As a nearsighted and asthmatic child growing up in Manhattan, summer vacations in upstate New York provided a relief from illness for Roosevelt and whetted his appetite for the outdoors. In 1867, two years before the museum was founded, eight-year-old Teddy created his own Roosevelt Natural History Museum in his family’s New York City home. The collection included birds’ nests, insects and mouse skeletons, and it expanded to include some 250 specimens — items Roosevelt later donated to the Museum of Natural History and the Smithsonian Institution. Some of his donations are on display, including three African plovers and a snowy owl.
The hall also shows footage from filmmaker Ken Burns’ The National Parks: America’s Best Idea as well as a touch-screen timeline that highlights important milestones in Roosevelt’s life.

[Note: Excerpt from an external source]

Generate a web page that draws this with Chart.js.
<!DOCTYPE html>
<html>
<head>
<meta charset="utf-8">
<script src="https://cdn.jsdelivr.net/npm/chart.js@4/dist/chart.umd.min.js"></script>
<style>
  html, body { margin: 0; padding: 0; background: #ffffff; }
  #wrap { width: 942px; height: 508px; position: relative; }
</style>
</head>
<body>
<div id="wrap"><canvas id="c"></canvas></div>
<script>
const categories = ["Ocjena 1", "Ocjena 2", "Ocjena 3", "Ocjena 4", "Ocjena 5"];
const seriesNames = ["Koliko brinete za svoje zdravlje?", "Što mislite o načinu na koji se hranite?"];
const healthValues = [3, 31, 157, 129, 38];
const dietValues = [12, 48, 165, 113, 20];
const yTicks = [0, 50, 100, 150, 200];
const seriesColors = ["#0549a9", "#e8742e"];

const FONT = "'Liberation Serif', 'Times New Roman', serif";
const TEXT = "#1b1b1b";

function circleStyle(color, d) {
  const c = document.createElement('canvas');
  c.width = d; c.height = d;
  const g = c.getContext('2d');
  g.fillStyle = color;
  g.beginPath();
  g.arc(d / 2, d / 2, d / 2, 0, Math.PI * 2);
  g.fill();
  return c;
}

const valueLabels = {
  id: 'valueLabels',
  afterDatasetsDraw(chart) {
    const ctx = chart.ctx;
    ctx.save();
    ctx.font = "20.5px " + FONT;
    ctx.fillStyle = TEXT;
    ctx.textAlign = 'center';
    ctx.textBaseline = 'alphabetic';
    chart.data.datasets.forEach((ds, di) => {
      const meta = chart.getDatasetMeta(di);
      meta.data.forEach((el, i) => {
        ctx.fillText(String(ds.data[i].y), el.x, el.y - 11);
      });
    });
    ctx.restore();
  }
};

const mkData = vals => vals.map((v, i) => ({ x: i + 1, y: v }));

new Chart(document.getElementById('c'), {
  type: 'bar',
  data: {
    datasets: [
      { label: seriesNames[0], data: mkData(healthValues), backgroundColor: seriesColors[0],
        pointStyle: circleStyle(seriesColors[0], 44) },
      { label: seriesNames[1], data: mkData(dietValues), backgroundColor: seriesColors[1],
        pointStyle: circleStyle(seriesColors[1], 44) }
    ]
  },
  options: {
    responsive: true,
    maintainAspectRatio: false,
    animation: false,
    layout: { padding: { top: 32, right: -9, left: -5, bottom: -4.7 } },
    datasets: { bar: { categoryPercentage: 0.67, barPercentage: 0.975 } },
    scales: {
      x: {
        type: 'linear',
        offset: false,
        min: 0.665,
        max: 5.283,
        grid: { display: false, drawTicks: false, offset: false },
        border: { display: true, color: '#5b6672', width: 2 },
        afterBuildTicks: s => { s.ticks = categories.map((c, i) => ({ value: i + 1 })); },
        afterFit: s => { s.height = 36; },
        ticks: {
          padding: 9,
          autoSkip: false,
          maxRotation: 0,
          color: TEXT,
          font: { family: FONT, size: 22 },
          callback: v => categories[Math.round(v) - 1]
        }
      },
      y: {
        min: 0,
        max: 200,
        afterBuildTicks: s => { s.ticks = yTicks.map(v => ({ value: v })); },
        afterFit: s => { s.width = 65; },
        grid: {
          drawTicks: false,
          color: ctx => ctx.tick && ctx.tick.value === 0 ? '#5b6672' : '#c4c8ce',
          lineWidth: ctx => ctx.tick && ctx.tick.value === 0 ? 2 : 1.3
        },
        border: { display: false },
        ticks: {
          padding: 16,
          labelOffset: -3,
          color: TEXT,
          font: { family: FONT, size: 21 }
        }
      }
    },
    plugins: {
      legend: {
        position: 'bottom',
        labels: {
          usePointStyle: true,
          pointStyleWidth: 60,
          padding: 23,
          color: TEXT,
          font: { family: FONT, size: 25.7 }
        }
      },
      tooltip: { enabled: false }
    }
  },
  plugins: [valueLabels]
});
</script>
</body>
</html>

The Memorial Hall leads into the newly restored Hall of North American Mammals. The giant dioramas afford a close-up view of impressive animals such as the Alaska brown bear, American bison, big horn sheep and moose. The dioramas are amazingly lifelike and have never looked better.

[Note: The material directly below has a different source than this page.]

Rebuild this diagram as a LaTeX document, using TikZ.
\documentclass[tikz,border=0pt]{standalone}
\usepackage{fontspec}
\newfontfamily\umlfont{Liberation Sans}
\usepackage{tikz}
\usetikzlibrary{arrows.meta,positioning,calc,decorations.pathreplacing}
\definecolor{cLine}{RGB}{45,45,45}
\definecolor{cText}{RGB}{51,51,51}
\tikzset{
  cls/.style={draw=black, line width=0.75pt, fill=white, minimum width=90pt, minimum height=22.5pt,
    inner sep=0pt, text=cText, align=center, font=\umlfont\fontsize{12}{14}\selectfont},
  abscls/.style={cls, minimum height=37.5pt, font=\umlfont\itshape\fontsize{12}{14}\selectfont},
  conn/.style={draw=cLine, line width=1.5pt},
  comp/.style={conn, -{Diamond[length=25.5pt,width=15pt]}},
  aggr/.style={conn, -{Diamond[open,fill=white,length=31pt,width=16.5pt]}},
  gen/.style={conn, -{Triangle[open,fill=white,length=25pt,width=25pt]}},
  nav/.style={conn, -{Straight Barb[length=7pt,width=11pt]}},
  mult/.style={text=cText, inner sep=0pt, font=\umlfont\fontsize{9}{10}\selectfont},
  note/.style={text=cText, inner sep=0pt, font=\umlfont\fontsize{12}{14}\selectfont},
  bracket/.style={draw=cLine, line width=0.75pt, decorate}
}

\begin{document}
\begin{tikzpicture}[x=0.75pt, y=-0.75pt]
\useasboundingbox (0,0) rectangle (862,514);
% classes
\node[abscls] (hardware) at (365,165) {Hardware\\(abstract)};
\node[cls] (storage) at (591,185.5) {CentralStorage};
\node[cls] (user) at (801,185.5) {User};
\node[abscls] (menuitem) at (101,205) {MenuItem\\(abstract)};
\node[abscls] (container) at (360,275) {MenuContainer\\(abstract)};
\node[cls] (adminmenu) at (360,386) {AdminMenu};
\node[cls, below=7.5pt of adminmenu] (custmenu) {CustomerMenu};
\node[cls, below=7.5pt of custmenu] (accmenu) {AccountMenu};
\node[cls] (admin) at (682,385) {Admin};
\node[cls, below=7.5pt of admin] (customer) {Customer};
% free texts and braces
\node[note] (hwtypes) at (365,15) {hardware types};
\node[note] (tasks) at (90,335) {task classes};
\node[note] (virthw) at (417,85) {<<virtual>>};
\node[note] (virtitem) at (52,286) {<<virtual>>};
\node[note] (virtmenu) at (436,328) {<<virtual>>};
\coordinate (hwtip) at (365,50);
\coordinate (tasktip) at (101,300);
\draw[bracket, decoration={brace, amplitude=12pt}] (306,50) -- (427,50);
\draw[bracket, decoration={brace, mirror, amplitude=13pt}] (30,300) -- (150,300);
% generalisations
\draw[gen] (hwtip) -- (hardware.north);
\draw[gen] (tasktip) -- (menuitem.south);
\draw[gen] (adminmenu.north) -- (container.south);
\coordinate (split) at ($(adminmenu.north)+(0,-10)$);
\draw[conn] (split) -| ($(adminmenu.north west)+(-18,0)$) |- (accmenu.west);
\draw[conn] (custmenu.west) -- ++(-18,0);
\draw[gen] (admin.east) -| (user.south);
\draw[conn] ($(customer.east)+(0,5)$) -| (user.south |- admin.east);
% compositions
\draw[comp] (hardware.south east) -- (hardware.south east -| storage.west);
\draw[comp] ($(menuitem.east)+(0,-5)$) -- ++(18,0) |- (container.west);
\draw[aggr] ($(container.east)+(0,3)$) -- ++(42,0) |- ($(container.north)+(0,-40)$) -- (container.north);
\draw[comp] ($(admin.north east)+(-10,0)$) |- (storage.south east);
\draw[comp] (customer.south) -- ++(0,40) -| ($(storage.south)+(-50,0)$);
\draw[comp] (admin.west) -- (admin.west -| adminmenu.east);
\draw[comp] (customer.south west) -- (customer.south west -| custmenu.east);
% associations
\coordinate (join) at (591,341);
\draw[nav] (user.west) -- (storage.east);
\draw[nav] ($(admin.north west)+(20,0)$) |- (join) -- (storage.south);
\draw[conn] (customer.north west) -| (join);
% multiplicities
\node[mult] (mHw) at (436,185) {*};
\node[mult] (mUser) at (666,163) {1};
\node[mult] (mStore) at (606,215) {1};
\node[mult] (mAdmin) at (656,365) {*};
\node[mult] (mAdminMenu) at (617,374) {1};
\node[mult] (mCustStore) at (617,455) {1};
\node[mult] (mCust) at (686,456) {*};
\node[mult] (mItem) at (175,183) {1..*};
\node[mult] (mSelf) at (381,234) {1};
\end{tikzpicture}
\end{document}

Some of the originals date to 1942 and had faded with time. Artists, conservators, taxidermists and designers have worked to painstakingly re-color faded fur, dust delicate leaves and restore the background paintings. Several dioramas re-create scenes from national parks and monuments that Theodore Roosevelt helped establish, including Mount Rainier, Crater Lake, the Grand Tetons, Mesa Verde, and the Grand Canyon.
All of this is only part of the reason why families frequent the American Museum of Natural History. The fourth floor dinosaur galleries are legendary, holding the world’s largest collection of dinosaur fossils, and the famous Blue Whale in the Hall of Ocean Life is a replica of the largest animal living or extinct. Many kids also love the elephants in the Hall of African Mammals, the Hall of Meteorites with the largest meteorite on display in the world, and the spectacular Rose Center for Earth and Space and its Hayden Planetarium shows.

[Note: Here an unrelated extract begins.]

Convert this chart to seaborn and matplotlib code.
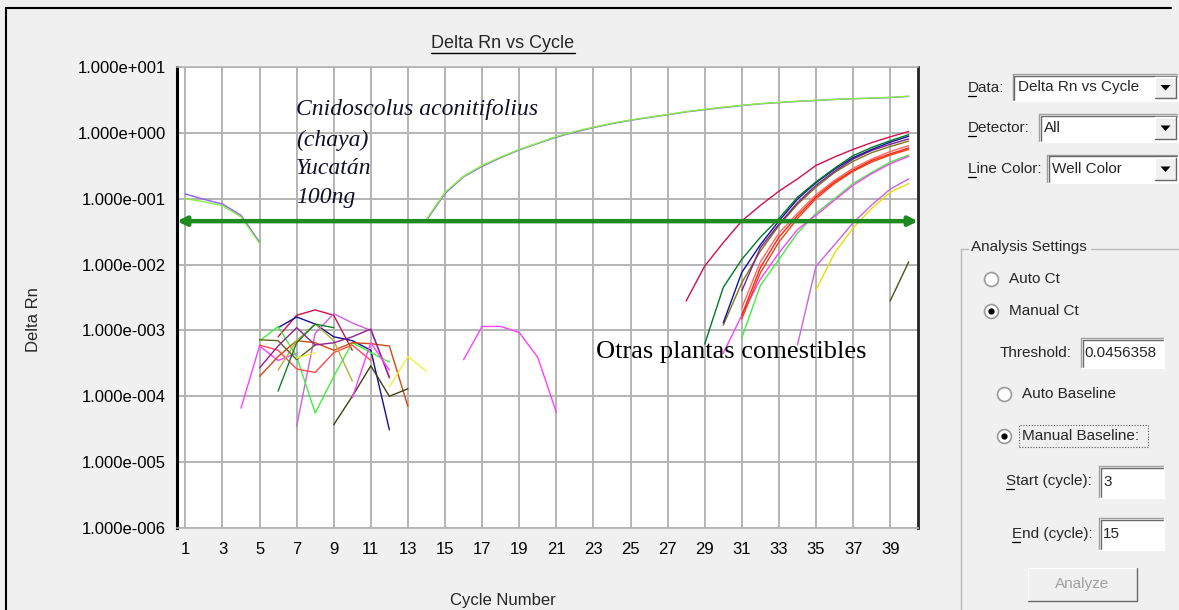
import numpy as np
import pandas as pd
import matplotlib
matplotlib.use("Agg")
import matplotlib.pyplot as plt
import seaborn as sns
from matplotlib.lines import Line2D
from matplotlib.patches import Rectangle, Polygon
from matplotlib.ticker import FixedLocator, NullLocator

# ---------------- data ----------------
title_text = "Delta Rn vs Cycle"
x_label = "Cycle Number"
y_label = "Delta Rn"
threshold = 0.0456358
x_ticks = list(range(1, 40, 2))
x_tick_labels = [str(t) for t in x_ticks]
y_ticks = [1e-6, 1e-5, 1e-4, 1e-3, 1e-2, 1e-1, 1e0, 1e1]
y_tick_labels = ["1.000e-006", "1.000e-005", "1.000e-004", "1.000e-003",
                 "1.000e-002", "1.000e-001", "1.000e+000", "1.000e+001"]

# chaya (Cnidoscolus aconitifolius) wells
chaya_early_cycles = [1, 2, 3, 4, 5]
chaya_purple_early = [0.118, 0.098, 0.083, 0.056, 0.022]
chaya_green_early = [0.100, 0.090, 0.078, 0.053, 0.021]
chaya_late_cycles = list(range(14, 41))
chaya_green_late = [0.049, 0.125, 0.22, 0.32, 0.43, 0.56, 0.70, 0.88, 1.05, 1.22,
                    1.40, 1.57, 1.73, 1.90, 2.10, 2.28, 2.45, 2.62, 2.78, 2.90,
                    3.02, 3.12, 3.22, 3.30, 3.38, 3.46, 3.60]
chaya_purple_late = [0.047, 0.12, 0.215, 0.31, 0.42, 0.55, 0.69, 0.86, 1.03, 1.20,
                     1.38, 1.55, 1.71, 1.88, 2.08, 2.25, 2.42, 2.60, 2.76, 2.88,
                     3.00, 3.10, 3.22, 3.30, 3.36, 3.44, 3.58]

# late-amplifying wells (other edible plants): start cycle + values
amp_crimson = (28, [0.0028, 0.0095, 0.0215, 0.046, 0.079, 0.13, 0.20, 0.32, 0.43, 0.56, 0.71, 0.87, 1.05])
amp_darkgreen = (29, [0.00062, 0.0045, 0.012, 0.026, 0.05, 0.105, 0.18, 0.29, 0.45, 0.60, 0.76, 0.94])
amp_blue = (30, [0.0013, 0.0076, 0.02, 0.046, 0.098, 0.175, 0.28, 0.42, 0.56, 0.72, 0.89])
amp_olive = (30, [0.0012, 0.0053, 0.016, 0.039, 0.082, 0.15, 0.25, 0.37, 0.50, 0.62, 0.75])
amp_purple = (31, [0.004, 0.018, 0.041, 0.087, 0.16, 0.26, 0.40, 0.54, 0.67, 0.81])
amp_red = (31, [0.0017, 0.009, 0.026, 0.055, 0.107, 0.18, 0.27, 0.38, 0.48, 0.59])
amp_orange = (31, [0.0015, 0.0075, 0.022, 0.05, 0.10, 0.17, 0.26, 0.36, 0.46, 0.56])
amp_salmon = (31, [0.0022, 0.011, 0.030, 0.060, 0.115, 0.19, 0.29, 0.40, 0.52, 0.64])
amp_pink = (30, [0.00045, 0.0017, 0.006, 0.015, 0.034, 0.056, 0.095, 0.16, 0.24, 0.34, 0.44])
amp_lime = (31, [0.00077, 0.0048, 0.012, 0.030, 0.060, 0.10, 0.17, 0.25, 0.36, 0.46])
amp_orchid = (34, [0.0006, 0.0094, 0.020, 0.043, 0.080, 0.14, 0.20])
amp_yellow = (35, [0.0041, 0.015, 0.036, 0.071, 0.125, 0.17])
amp_darkolive = (39, [0.0028, 0.011])

# background noise wells: start cycle + values
noise_magenta1 = (4, [6.6e-5, 5.8e-4, 3.5e-4, 4.5e-4])
noise_crimson = (6, [8e-4, 1.7e-3, 2.05e-3, 1.7e-3, 5e-4])
noise_navy = (6, [1.1e-3, 1.6e-3, 1.25e-3, 8e-4, 7e-4, 5e-4, 3.1e-5])
noise_orchid = (7, [3.5e-5, 9e-4, 1.8e-3, 1.3e-3, 1.0e-3, 2e-4])
noise_lime = (5, [6.9e-4, 1.15e-3, 4e-4, 5.6e-5, 2e-4, 6.5e-4, 4.6e-4, 3.3e-4])
noise_orange = (5, [2e-4, 4e-4, 7e-4, 6.5e-4, 5e-4, 6.5e-4, 6.3e-4, 5.8e-4, 7e-5])
noise_salmon = (5, [6e-4, 5e-4, 2.6e-4, 2.3e-4, 4.6e-4, 6e-4, 3.5e-4])
noise_khaki = (6, [2.5e-4, 7e-4, 1.25e-3, 7e-4, 1.7e-4])
noise_darkolive = (9, [3.7e-5, 1e-4, 2.9e-4, 1e-4, 1.3e-4])
noise_olivebrown = (5, [7.2e-4, 7e-4, 3.6e-4, 6e-4])
noise_darkgreen = (6, [1.2e-4, 6.5e-4, 1.25e-3, 1.1e-3])
noise_purple = (5, [2.7e-4, 5.8e-4, 1.1e-3, 6e-4, 6.5e-4, 8e-4, 1.05e-3, 1.9e-4])
noise_magenta2 = (10, [9.5e-5, 6.5e-4, 2.5e-4])
noise_yellow1 = (12, [1.4e-4, 4e-4, 2.4e-4])
noise_yellow2 = (7, [3.8e-4, 4.6e-4])
noise_magenta3 = (16, [3.6e-4, 1.15e-3, 1.15e-3, 9.3e-4, 3.9e-4, 5.7e-5])

# ---------------- build long-form table ----------------
wells = [
    ("chaya_purple_a", chaya_early_cycles, chaya_purple_early, "#8a5cf5"),
    ("chaya_green_a", chaya_early_cycles, chaya_green_early, "#86f040"),
    ("chaya_purple_b", chaya_late_cycles, chaya_purple_late, "#8a5cf5"),
    ("chaya_green_b", chaya_late_cycles, chaya_green_late, "#86f040"),
]
series = [
    ("amp_crimson", amp_crimson, "#d0104a"), ("amp_lime", amp_lime, "#40f040"),
    ("amp_pink", amp_pink, "#ff40ff"), ("amp_salmon", amp_salmon, "#ff6a5a"),
    ("amp_orange", amp_orange, "#e04a10"), ("amp_red", amp_red, "#ff2020"),
    ("amp_olive", amp_olive, "#7a7a10"), ("amp_purple", amp_purple, "#802090"),
    ("amp_blue", amp_blue, "#1010a0"), ("amp_darkgreen", amp_darkgreen, "#007a28"),
    ("amp_orchid", amp_orchid, "#cc60e0"), ("amp_yellow", amp_yellow, "#e8e000"),
    ("amp_darkolive", amp_darkolive, "#505018"),
    ("noise_magenta1", noise_magenta1, "#ff40ff"), ("noise_crimson", noise_crimson, "#d0104a"),
    ("noise_navy", noise_navy, "#10109a"), ("noise_orchid", noise_orchid, "#cc60dd"),
    ("noise_lime", noise_lime, "#40f040"), ("noise_orange", noise_orange, "#d04a10"),
    ("noise_salmon", noise_salmon, "#ff4a4a"), ("noise_khaki", noise_khaki, "#b8b040"),
    ("noise_darkolive", noise_darkolive, "#404010"), ("noise_olivebrown", noise_olivebrown, "#606020"),
    ("noise_darkgreen", noise_darkgreen, "#108028"), ("noise_purple", noise_purple, "#902090"),
    ("noise_magenta2", noise_magenta2, "#ff40ff"), ("noise_yellow1", noise_yellow1, "#f0f040"),
    ("noise_yellow2", noise_yellow2, "#f0f040"), ("noise_magenta3", noise_magenta3, "#ff40ff"),
]
for name, (start, vals), col in series:
    wells.append((name, list(range(start, start + len(vals))), vals, col))

rows = []
palette = {}
for name, cyc, vals, col in wells:
    palette[name] = col
    for c, v in zip(cyc, vals):
        rows.append({"cycle": c, "delta_rn": v, "well": name})
df = pd.DataFrame(rows)

# ---------------- figure ----------------
W, H = 1179, 610
sns.set_theme(style="white")
plt.rcParams["font.family"] = ["Liberation Sans", "DejaVu Sans"]
BG = "#f0f0f0"
fig = plt.figure(figsize=(W / 100, H / 100), dpi=100, facecolor=BG)

def fx(x):
    return x / W

def fy(y):
    return 1 - y / H

ax = fig.add_axes([fx(177), fy(528), (918 - 177) / W, (528 - 67) / H])
ax.set_facecolor("white")

sns.lineplot(data=df, x="cycle", y="delta_rn", hue="well", hue_order=list(palette.keys()),
             palette=palette, estimator=None, legend=False, linewidth=1.0, ax=ax, sort=True)

ax.set_yscale("log")
ax.set_ylim(y_ticks[0], y_ticks[-1])
ax.set_xlim(0.55, 40.5)
ax.yaxis.set_major_locator(FixedLocator(y_ticks))
ax.yaxis.set_minor_locator(NullLocator())
ax.set_yticklabels(y_tick_labels)
ax.set_xticks(x_ticks)
ax.set_xticklabels(x_tick_labels)
ax.tick_params(axis="both", length=0, labelsize=12, colors="black")
ax.tick_params(axis="y", pad=8)
ax.tick_params(axis="x", pad=10)
ax.set_xlabel("")
ax.set_ylabel("")
ax.grid(True, color="#b4b4b4", linewidth=1.4)
ax.set_axisbelow(True)
for s in ["top", "bottom"]:
    ax.spines[s].set_visible(True)
    ax.spines[s].set_color("#b4b4b4")
    ax.spines[s].set_linewidth(1.2)
ax.spines["left"].set_color("black")
ax.spines["left"].set_linewidth(2.2)
ax.spines["right"].set_color("#222222")
ax.spines["right"].set_linewidth(2.0)

# threshold line with arrows
ax.annotate("", xy=(1.0, threshold), xytext=(0.0, threshold),
            xycoords=("axes fraction", "data"), textcoords=("axes fraction", "data"),
            arrowprops=dict(arrowstyle="<|-|>", color="#1f8a1f", lw=3.2,
                            mutation_scale=13, shrinkA=0, shrinkB=0))

# annotations
serif = ["Liberation Serif", "DejaVu Serif"]
chaya_lines = ["Cnidoscolus aconitifolius", "(chaya)", "Yucatán", "100ng"]
for txt, yy in zip(chaya_lines, [110, 140, 168, 198]):
    fig.text(fx(296), fy(yy), txt, family=serif, style="italic", fontsize=17,
             color="#101028", ha="left", va="center")
fig.text(fx(596), fy(352), "Otras plantas comestibles", family=serif, fontsize=19,
         color="black", ha="left", va="center")

# titles
t = fig.text(fx(503), fy(43), title_text, fontsize=13, ha="center", va="center")
fig.text(fx(33), fy(320), y_label, fontsize=12, rotation=90, ha="center", va="center")
fig.text(fx(503), fy(601), x_label, fontsize=12, ha="center", va="center")

# ---------------- right-hand control panel ----------------
UI = 11

def line(x0, y0, x1, y1, c, lw=1.0, ls="-"):
    fig.add_artist(Line2D([fx(x0), fx(x1)], [fy(y0), fy(y1)], color=c, lw=lw, ls=ls,
                          transform=fig.transFigure))

def rect(x0, y0, x1, y1, fc, ec="none", lw=0.0):
    fig.add_artist(Rectangle((fx(x0), fy(y1)), (x1 - x0) / W, (y1 - y0) / H, facecolor=fc,
                             edgecolor=ec, lw=lw, transform=fig.transFigure))

def sunken(x0, y0, x1, y1):
    rect(x0, y0, x1, y1, "white")
    line(x0, y0, x1, y0, "#a0a0a0", 1.0)
    line(x0, y0, x0, y1, "#a0a0a0", 1.0)
    line(x0 + 1.5, y0 + 1.5, x1 - 1, y0 + 1.5, "#696969", 1.0)
    line(x0 + 1.5, y0 + 1.5, x0 + 1.5, y1 - 1, "#696969", 1.0)
    line(x0, y1, x1, y1, "#ffffff", 1.0)
    line(x1, y0, x1, y1, "#ffffff", 1.0)

def button(x0, y0, x1, y1):
    rect(x0, y0, x1, y1, BG)
    line(x0, y0, x1, y0, "#ffffff", 1.0)
    line(x0, y0, x0, y1, "#ffffff", 1.0)
    line(x0, y1, x1, y1, "#696969", 1.0)
    line(x1, y0, x1, y1, "#696969", 1.0)

def combo(x0, y0, x1, y1, label_x, label, value):
    fig.text(fx(label_x), fy((y0 + y1) / 2), label, fontsize=UI, ha="left", va="center")
    sunken(x0, y0, x1, y1)
    fig.text(fx(x0 + 5), fy((y0 + y1) / 2), value, fontsize=UI, ha="left", va="center")
    button(x1 - 23, y0 + 3, x1 - 2, y1 - 3)
    cx, cy = x1 - 12.5, (y0 + y1) / 2
    fig.add_artist(Polygon([[fx(cx - 5), fy(cy - 2.5)], [fx(cx + 5), fy(cy - 2.5)], [fx(cx), fy(cy + 3)]],
                           closed=True, facecolor="black", edgecolor="none", transform=fig.transFigure))
    line(label_x, (y0 + y1) / 2 + 8, label_x + 8, (y0 + y1) / 2 + 8, "black", 0.9)

combo(1013, 74, 1178, 101, 968, "Data:", "Delta Rn vs Cycle")
combo(1039, 114, 1178, 142, 968, "Detector:", "All")
combo(1047, 155, 1178, 183, 968, "Line Color:", "Well Color")

# group box
gc = "#b8b8b8"
line(961, 249, 968, 249, gc, 1.0)
line(1091, 249, 1179, 249, gc, 1.0)
line(961, 249, 961, 610, gc, 1.0)
fig.text(fx(971), fy(247), "Analysis Settings", fontsize=UI, ha="left", va="center")

def radio(cx, cy, label, selected):
    fig.add_artist(Line2D([fx(cx)], [fy(cy)], marker="o", ms=10, mfc="white", mec="#9a9a9a",
                          mew=1.2, transform=fig.transFigure))
    if selected:
        fig.add_artist(Line2D([fx(cx)], [fy(cy)], marker="o", ms=3.5, mfc="black", mec="black",
                              transform=fig.transFigure))
    fig.text(fx(cx + 18), fy(cy), label, fontsize=UI, ha="left", va="center")

radio(991, 279, "Auto Ct", False)
radio(991, 311, "Manual Ct", True)
fig.text(fx(1000), fy(353), "Threshold:", fontsize=UI, ha="left", va="center")
sunken(1081, 338, 1164, 368)
fig.text(fx(1084), fy(353), "0.0456358", fontsize=UI, ha="left", va="center")
radio(1004, 394, "Auto Baseline", False)
radio(1004, 436, "Manual Baseline:", True)
fig.add_artist(Rectangle((fx(1019), fy(447)), (1148 - 1019) / W, (447 - 425) / H, facecolor="none",
                         edgecolor="#555555", lw=0.8, ls=(0, (1, 1.5)), transform=fig.transFigure))
fig.text(fx(1006), fy(481), "Start (cycle):", fontsize=UI, ha="left", va="center")
line(1006, 489, 1014, 489, "black", 0.9)
sunken(1099, 466, 1164, 498)
fig.text(fx(1103), fy(482), "3", fontsize=UI, ha="left", va="center")
fig.text(fx(1012), fy(534), "End (cycle):", fontsize=UI, ha="left", va="center")
line(1012, 542, 1020, 542, "black", 0.9)
sunken(1099, 518, 1164, 550)
fig.text(fx(1103), fy(534), "15", fontsize=UI, ha="left", va="center")
button(1028, 568, 1137, 601)
fig.text(fx(1082.5), fy(584), "Analyze", fontsize=UI, ha="center", va="center", color="#a0a0a0")

# screenshot border
line(6, 8, 1171, 8, "black", 1.5)
line(6, 8, 6, 610, "black", 1.5)

# underline the chart title
fig.canvas.draw()
bb = t.get_window_extent()
fig.add_artist(Line2D([bb.x0 / W, bb.x1 / W], [(bb.y0 - 1) / H, (bb.y0 - 1) / H], color="black",
                      lw=1.0, transform=fig.transFigure))

fig.savefig("out.png", dpi=100, facecolor=BG)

Children ages 5 to 12 can visit the Discovery Room, with a special array of artifacts, specimens, puzzles and scientific challenges. They can hunt for animals in a replica African baobab tree or explore minerals, arthropods and skulls in cabinets full of fascinating specimens.
In the unlikely event that more family activity is needed, the recently renovated New York Historical Society nearby includes the DiMenna Children’s History Museum on the lower level, a chance to experience a bit of the lives of New York kids in years past. And not far away is the Children’s Museum of Manhattan, the city’s only museum dedicated to younger children, including a fourth floor devoted to tots age four and under.